No, I cannot make it out at all.
But at least I can now see my way forward. I must make enquiries into Penelope’s history. It cannot be impossible to find out just who she is. After all, someone maintains her at Mrs Nolan’s school. The great object must be to discover who it is that pays her allowance.
* * *
Dido soon began upon her enquires into Penelope’s birth, but it would seem that there was not a great deal to know upon the subject.
Lucy Crockford, though assuring Dido that she knew everything about dear Pen, that they were like sisters and would not for the world keep secrets from one another, could only say that Penelope had been at Mrs Nolan’s school since she was five years old; that she had been raised to the status of parlour boarder several years ago; and that she was certainly the natural daughter of somebody. Although Lucy, being such an extraordinarily sensitive and generous woman, had never found the circumstances of birth a barrier to friendship. She was much too tender-hearted to blame the child for the faults of the parents …

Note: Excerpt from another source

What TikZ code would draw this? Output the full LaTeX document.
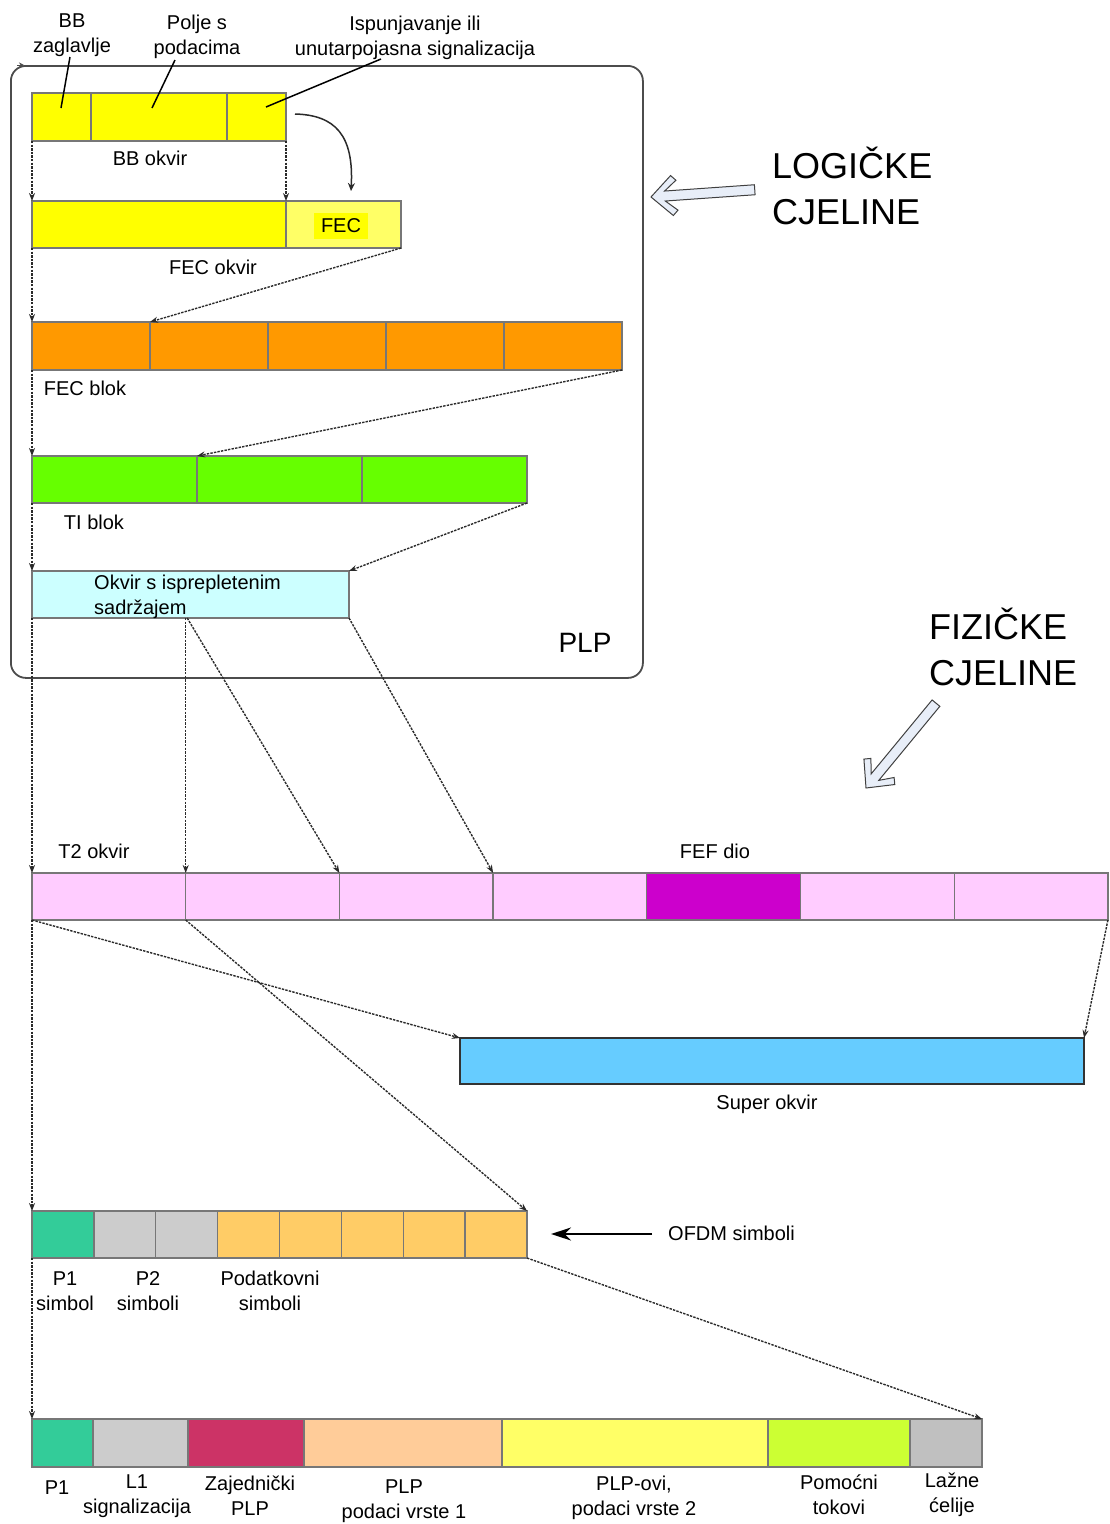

‘Yes, yes, of course,’ said Dido. ‘But how did you become acquainted with Miss Lambe? Have you known her long?’
‘Oh! No, I would not say I have known her long. But I have often observed that time alone does not determine intimacy. It is rather a matter of disposition, you know. And Pen and I are so remarkably well suited that I believe we were intimate within seven days. And she is so very happy to be with us you know, and I am sure …’
‘But, in point of fact, when did you meet her?’
‘About six weeks ago – when Harriet and I were last in Bath. Captain Laurence introduced us.’
‘Did he indeed?’ said Dido with great interest. And, as she spoke, she was able to glance across the room at the gentleman in question, for the conversation was taking place in the drawing room of Madderstone Abbey, where a large party was collected for the evening.
Just now, the captain was standing with his back to a roaring fire telling a story which involved a great deal of energy and expression, ‘alarms’, ‘overwhelming odds’, and ‘French privateers’. Margaret, Silas and Harriet sat before him listening attentively and Lucy was wanting to join them. She began to rise from her seat, but Dido placed a delaying hand upon her arm. She could not allow the opportunity for conversation to pass. Soon the whist table at which Mr and Mrs Harman-Foote, Francis and Mr Lomax were all engaged, would be breaking up – the company dispersing …
‘And how did Captain Laurence become acquainted with Miss Lambe?’ she asked.
‘I do not know,’ said Lucy carelessly, ‘I have never asked.’
Dido sighed. Sometimes she found the lack of curiosity in others very hard to forgive.
‘But,’ continued Lucy in a thrilled whisper, ‘he was quite determined that we should become friends, you know. For he said that he esteemed us all so much he must have us love one another!’